Since publication of his book, Flores says he’s heard people say some pretty ridiculous things about coyotes.

“I had a guy who holds coyote-hunting contests say that coyotes in his view were ‘a threat to everything and everybody all the time.’ And therefore we should be waging all-out war against them. Shooting them on sight. Poisoning them on sight. And, you know, I guess I probably thought that that kind of thinking had maybe gone out 30 or 40 years ago. But I realized that that’s not the case.”
Dan Flores - COURTESY DAN FLORES
  • Courtesy Dan Flores
  • Dan Flores
It’s also not the case at the federal level. In Flores’ book, he interviews scientists with the USDA’s Wildlife Services who, he writes, use taxpayer dollars to subsidize agribusiness by killing about 70,000 to 80,000 coyotes a year via M-44 cyanide bombs, aerial gunning and leg-trapping.

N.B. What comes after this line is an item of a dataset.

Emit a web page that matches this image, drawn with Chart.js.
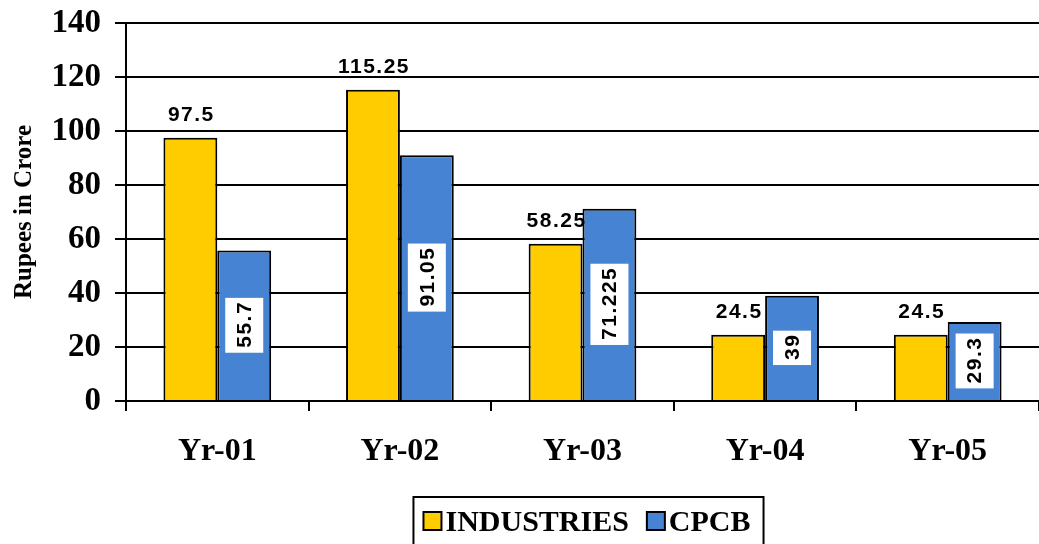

After an incident last March when a USDA M-44 impacted a boy and killed his pet dog in Idaho, the department is reviewing policies and procedures for the bombs, but continues to spend millions a year killing coyotes and other “nuisance” animals.

Perhaps one of the least understood facts about coyotes is that killing them only makes the larger pack stronger. One of the adaptations that coyotes have, Flores explains in his book, is that whenever their populations are pressured, their litter sizes go up. Typically, a litter is five to six pups, but when their populations are suppressed, the litters grow to 12 to 16 pups. “You can reduce the numbers of coyotes in a given area by 70 percent, but the next summer their population will be back to the original number,” he writes.

“The simple equation is, after a century of attempting to exterminate them, the result has been that there are more coyotes than there ever were, and they are now spread across twice the land mass of North America that they were when we started trying to wipe them out. We’ve not only failed to win that war against them, they’ve basically taken over the very ground we were standing on,” Flores says.

Usually when we direct our attention to something in the natural world, he adds, it’s done pretty fast, but this is a completely counterintuitive environmental story. 
“This is the rare instance where we have thrown everything but the kitchen sink at coyotes and the result has been to produce more of them across a larger land mass than have ever existed.”

And so, he adds, what we need to understand most about coyotes is how to live with them, in both rural areas and cities. From keeping a close eye on small pets, to not feeding them scraps, there are many easy ways we can improve the human-coyote relationship.

“The coyotes already know how to do it. They know how to coexist with us. They’ve been doing it for a thousand years. But we’re the ones who are going to have to learn how to do it. … What we want to do is to keep coyotes thinking that we’re a little bit too weird to trust, because we want to keep them wild. We don’t want to let them become too comfortable at being around us.”